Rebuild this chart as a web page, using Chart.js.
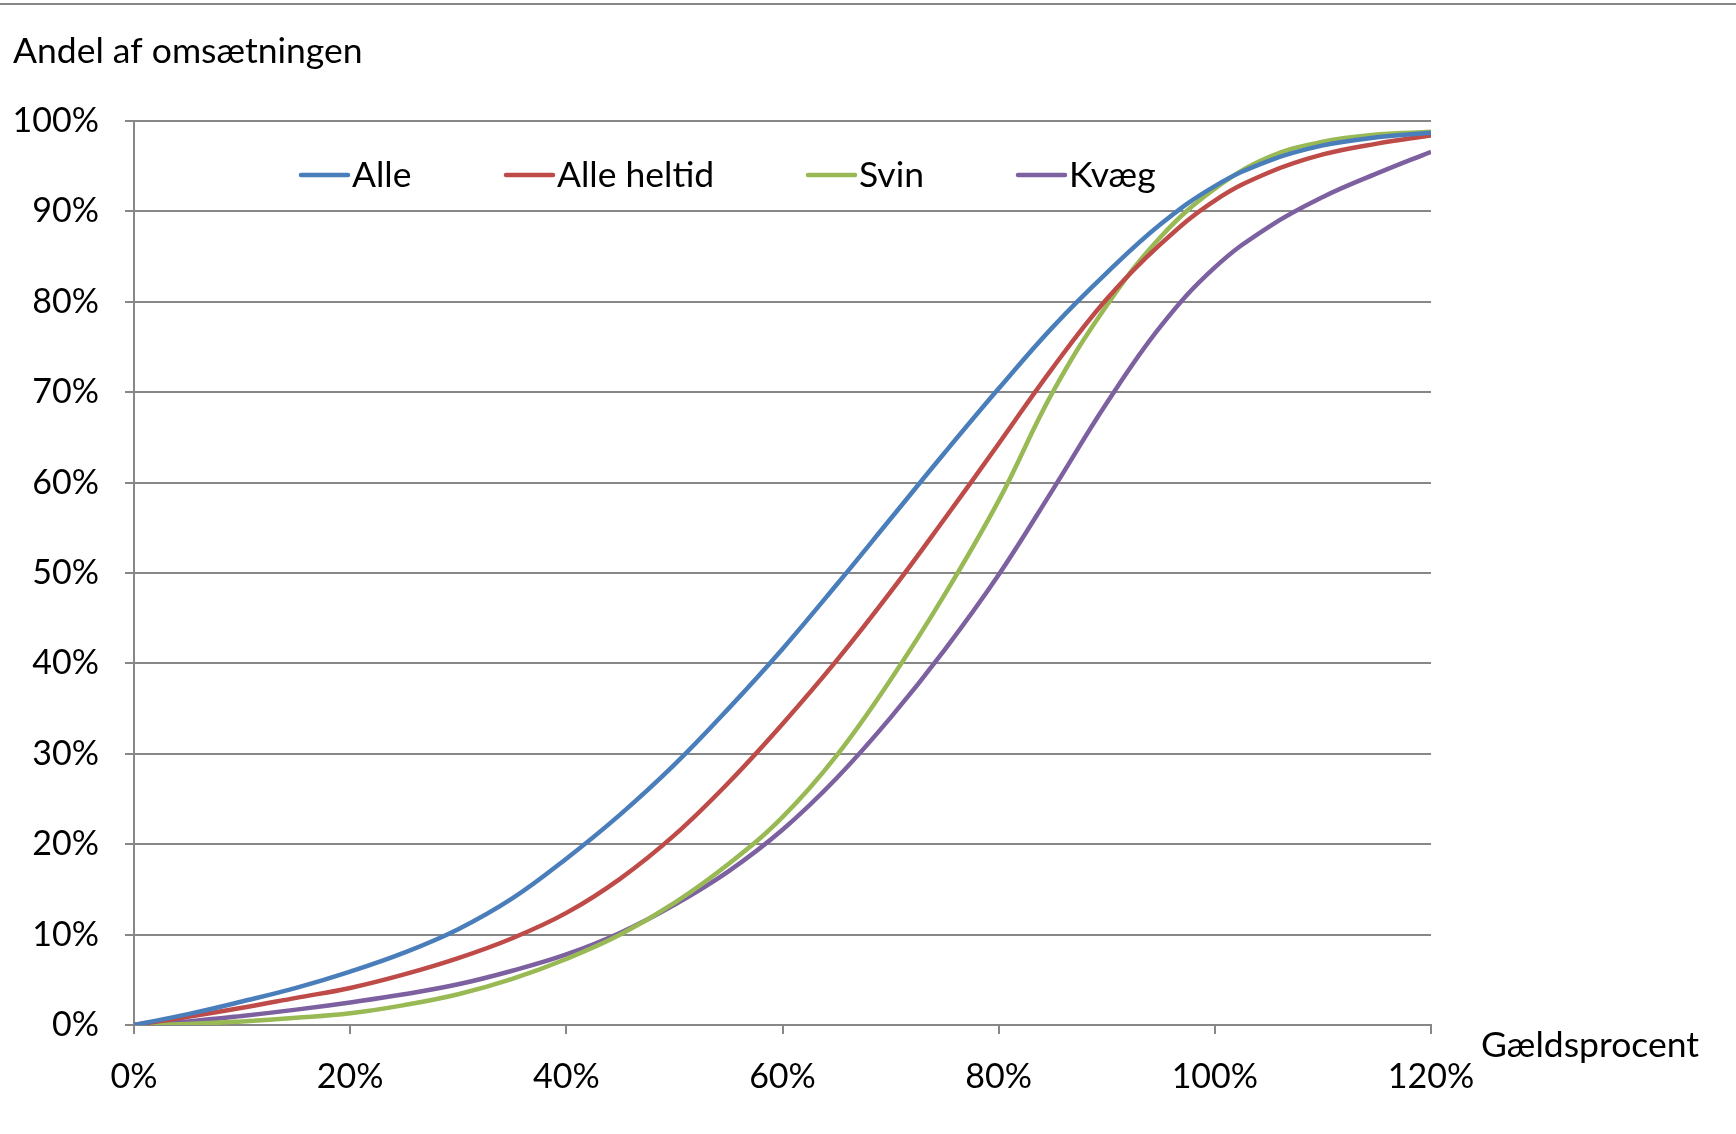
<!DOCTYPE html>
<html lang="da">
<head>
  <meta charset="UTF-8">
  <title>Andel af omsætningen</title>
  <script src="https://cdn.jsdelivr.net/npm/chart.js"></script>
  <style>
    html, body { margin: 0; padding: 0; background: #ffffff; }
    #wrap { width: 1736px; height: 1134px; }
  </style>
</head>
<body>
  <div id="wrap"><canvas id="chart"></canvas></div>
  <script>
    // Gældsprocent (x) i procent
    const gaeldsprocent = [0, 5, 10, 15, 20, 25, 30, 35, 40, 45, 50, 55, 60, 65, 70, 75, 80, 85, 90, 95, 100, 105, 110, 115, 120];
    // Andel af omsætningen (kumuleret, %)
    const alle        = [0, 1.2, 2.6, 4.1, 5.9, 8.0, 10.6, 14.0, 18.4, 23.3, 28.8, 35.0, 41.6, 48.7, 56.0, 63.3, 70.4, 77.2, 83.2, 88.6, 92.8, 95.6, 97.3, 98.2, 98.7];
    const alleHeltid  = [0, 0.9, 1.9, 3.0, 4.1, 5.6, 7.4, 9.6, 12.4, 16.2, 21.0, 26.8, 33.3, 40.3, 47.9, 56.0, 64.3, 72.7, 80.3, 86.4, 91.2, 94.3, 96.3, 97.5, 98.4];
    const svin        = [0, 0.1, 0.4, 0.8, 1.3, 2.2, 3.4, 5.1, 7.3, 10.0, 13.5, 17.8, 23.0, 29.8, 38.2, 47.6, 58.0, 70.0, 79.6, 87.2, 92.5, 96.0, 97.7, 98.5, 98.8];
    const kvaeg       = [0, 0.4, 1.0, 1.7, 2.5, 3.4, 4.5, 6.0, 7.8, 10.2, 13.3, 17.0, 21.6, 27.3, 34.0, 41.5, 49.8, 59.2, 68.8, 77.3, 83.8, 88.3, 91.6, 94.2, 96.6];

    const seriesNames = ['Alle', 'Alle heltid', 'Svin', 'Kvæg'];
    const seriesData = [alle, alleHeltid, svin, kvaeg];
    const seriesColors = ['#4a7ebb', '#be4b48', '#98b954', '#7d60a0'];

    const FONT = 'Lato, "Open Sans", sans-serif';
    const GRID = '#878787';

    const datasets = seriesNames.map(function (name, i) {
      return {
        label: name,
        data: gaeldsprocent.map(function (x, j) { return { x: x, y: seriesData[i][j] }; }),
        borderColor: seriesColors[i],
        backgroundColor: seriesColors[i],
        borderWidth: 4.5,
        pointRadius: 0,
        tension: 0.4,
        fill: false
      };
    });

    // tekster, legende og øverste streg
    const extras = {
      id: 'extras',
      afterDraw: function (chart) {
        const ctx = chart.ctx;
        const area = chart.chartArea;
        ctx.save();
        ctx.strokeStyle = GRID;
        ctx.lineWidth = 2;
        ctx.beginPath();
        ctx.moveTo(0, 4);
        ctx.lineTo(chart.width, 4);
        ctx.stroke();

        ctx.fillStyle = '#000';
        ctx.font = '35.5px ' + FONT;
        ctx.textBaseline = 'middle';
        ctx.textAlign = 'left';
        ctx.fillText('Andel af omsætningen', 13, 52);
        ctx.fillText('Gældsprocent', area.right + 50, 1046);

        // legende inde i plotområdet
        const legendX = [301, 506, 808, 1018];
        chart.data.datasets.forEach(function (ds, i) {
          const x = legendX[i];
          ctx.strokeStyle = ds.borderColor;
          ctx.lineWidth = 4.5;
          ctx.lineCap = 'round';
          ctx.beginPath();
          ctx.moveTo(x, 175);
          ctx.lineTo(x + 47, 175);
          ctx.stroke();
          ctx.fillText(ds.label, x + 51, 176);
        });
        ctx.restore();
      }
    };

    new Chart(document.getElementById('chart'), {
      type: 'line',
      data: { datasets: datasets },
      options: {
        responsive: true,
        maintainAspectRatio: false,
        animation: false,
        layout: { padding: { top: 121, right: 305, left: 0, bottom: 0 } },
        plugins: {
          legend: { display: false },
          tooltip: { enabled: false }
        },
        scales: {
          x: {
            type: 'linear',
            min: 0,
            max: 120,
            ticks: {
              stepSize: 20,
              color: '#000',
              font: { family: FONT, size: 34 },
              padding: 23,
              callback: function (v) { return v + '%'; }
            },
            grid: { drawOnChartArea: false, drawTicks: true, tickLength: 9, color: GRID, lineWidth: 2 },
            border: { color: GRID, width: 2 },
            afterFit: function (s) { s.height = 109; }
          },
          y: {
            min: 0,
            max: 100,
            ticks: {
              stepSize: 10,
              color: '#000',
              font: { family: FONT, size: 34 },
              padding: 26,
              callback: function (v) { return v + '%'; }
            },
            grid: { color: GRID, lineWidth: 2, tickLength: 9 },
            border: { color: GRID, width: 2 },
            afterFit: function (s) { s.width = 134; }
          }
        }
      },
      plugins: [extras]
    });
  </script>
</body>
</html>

------------------------------

## Aim of the exercise
Quote everything in the listing above exactly; pictures are the only thing to omit.

## Result of the task
Rebuild this chart as a web page, using Chart.js.
<!DOCTYPE html>
<html lang="da">
<head>
  <meta charset="UTF-8">
  <title>Andel af omsætningen</title>
  <script src="https://cdn.jsdelivr.net/npm/chart.js"></script>
  <style>
    html, body { margin: 0; padding: 0; background: #ffffff; }
    #wrap { width: 1736px; height: 1134px; }
  </style>
</head>
<body>
  <div id="wrap"><canvas id="chart"></canvas></div>
  <script>
    // Gældsprocent (x) i procent
    const gaeldsprocent = [0, 5, 10, 15, 20, 25, 30, 35, 40, 45, 50, 55, 60, 65, 70, 75, 80, 85, 90, 95, 100, 105, 110, 115, 120];
    // Andel af omsætningen (kumuleret, %)
    const alle        = [0, 1.2, 2.6, 4.1, 5.9, 8.0, 10.6, 14.0, 18.4, 23.3, 28.8, 35.0, 41.6, 48.7, 56.0, 63.3, 70.4, 77.2, 83.2, 88.6, 92.8, 95.6, 97.3, 98.2, 98.7];
    const alleHeltid  = [0, 0.9, 1.9, 3.0, 4.1, 5.6, 7.4, 9.6, 12.4, 16.2, 21.0, 26.8, 33.3, 40.3, 47.9, 56.0, 64.3, 72.7, 80.3, 86.4, 91.2, 94.3, 96.3, 97.5, 98.4];
    const svin        = [0, 0.1, 0.4, 0.8, 1.3, 2.2, 3.4, 5.1, 7.3, 10.0, 13.5, 17.8, 23.0, 29.8, 38.2, 47.6, 58.0, 70.0, 79.6, 87.2, 92.5, 96.0, 97.7, 98.5, 98.8];
    const kvaeg       = [0, 0.4, 1.0, 1.7, 2.5, 3.4, 4.5, 6.0, 7.8, 10.2, 13.3, 17.0, 21.6, 27.3, 34.0, 41.5, 49.8, 59.2, 68.8, 77.3, 83.8, 88.3, 91.6, 94.2, 96.6];

    const seriesNames = ['Alle', 'Alle heltid', 'Svin', 'Kvæg'];
    const seriesData = [alle, alleHeltid, svin, kvaeg];
    const seriesColors = ['#4a7ebb', '#be4b48', '#98b954', '#7d60a0'];

    const FONT = 'Lato, "Open Sans", sans-serif';
    const GRID = '#878787';

    const datasets = seriesNames.map(function (name, i) {
      return {
        label: name,
        data: gaeldsprocent.map(function (x, j) { return { x: x, y: seriesData[i][j] }; }),
        borderColor: seriesColors[i],
        backgroundColor: seriesColors[i],
        borderWidth: 4.5,
        pointRadius: 0,
        tension: 0.4,
        fill: false
      };
    });

    // tekster, legende og øverste streg
    const extras = {
      id: 'extras',
      afterDraw: function (chart) {
        const ctx = chart.ctx;
        const area = chart.chartArea;
        ctx.save();
        ctx.strokeStyle = GRID;
        ctx.lineWidth = 2;
        ctx.beginPath();
        ctx.moveTo(0, 4);
        ctx.lineTo(chart.width, 4);
        ctx.stroke();

        ctx.fillStyle = '#000';
        ctx.font = '35.5px ' + FONT;
        ctx.textBaseline = 'middle';
        ctx.textAlign = 'left';
        ctx.fillText('Andel af omsætningen', 13, 52);
        ctx.fillText('Gældsprocent', area.right + 50, 1046);

        // legende inde i plotområdet
        const legendX = [301, 506, 808, 1018];
        chart.data.datasets.forEach(function (ds, i) {
          const x = legendX[i];
          ctx.strokeStyle = ds.borderColor;
          ctx.lineWidth = 4.5;
          ctx.lineCap = 'round';
          ctx.beginPath();
          ctx.moveTo(x, 175);
          ctx.lineTo(x + 47, 175);
          ctx.stroke();
          ctx.fillText(ds.label, x + 51, 176);
        });
        ctx.restore();
      }
    };

    new Chart(document.getElementById('chart'), {
      type: 'line',
      data: { datasets: datasets },
      options: {
        responsive: true,
        maintainAspectRatio: false,
        animation: false,
        layout: { padding: { top: 121, right: 305, left: 0, bottom: 0 } },
        plugins: {
          legend: { display: false },
          tooltip: { enabled: false }
        },
        scales: {
          x: {
            type: 'linear',
            min: 0,
            max: 120,
            ticks: {
              stepSize: 20,
              color: '#000',
              font: { family: FONT, size: 34 },
              padding: 23,
              callback: function (v) { return v + '%'; }
            },
            grid: { drawOnChartArea: false, drawTicks: true, tickLength: 9, color: GRID, lineWidth: 2 },
            border: { color: GRID, width: 2 },
            afterFit: function (s) { s.height = 109; }
          },
          y: {
            min: 0,
            max: 100,
            ticks: {
              stepSize: 10,
              color: '#000',
              font: { family: FONT, size: 34 },
              padding: 26,
              callback: function (v) { return v + '%'; }
            },
            grid: { color: GRID, lineWidth: 2, tickLength: 9 },
            border: { color: GRID, width: 2 },
            afterFit: function (s) { s.width = 134; }
          }
        }
      },
      plugins: [extras]
    });
  </script>
</body>
</html>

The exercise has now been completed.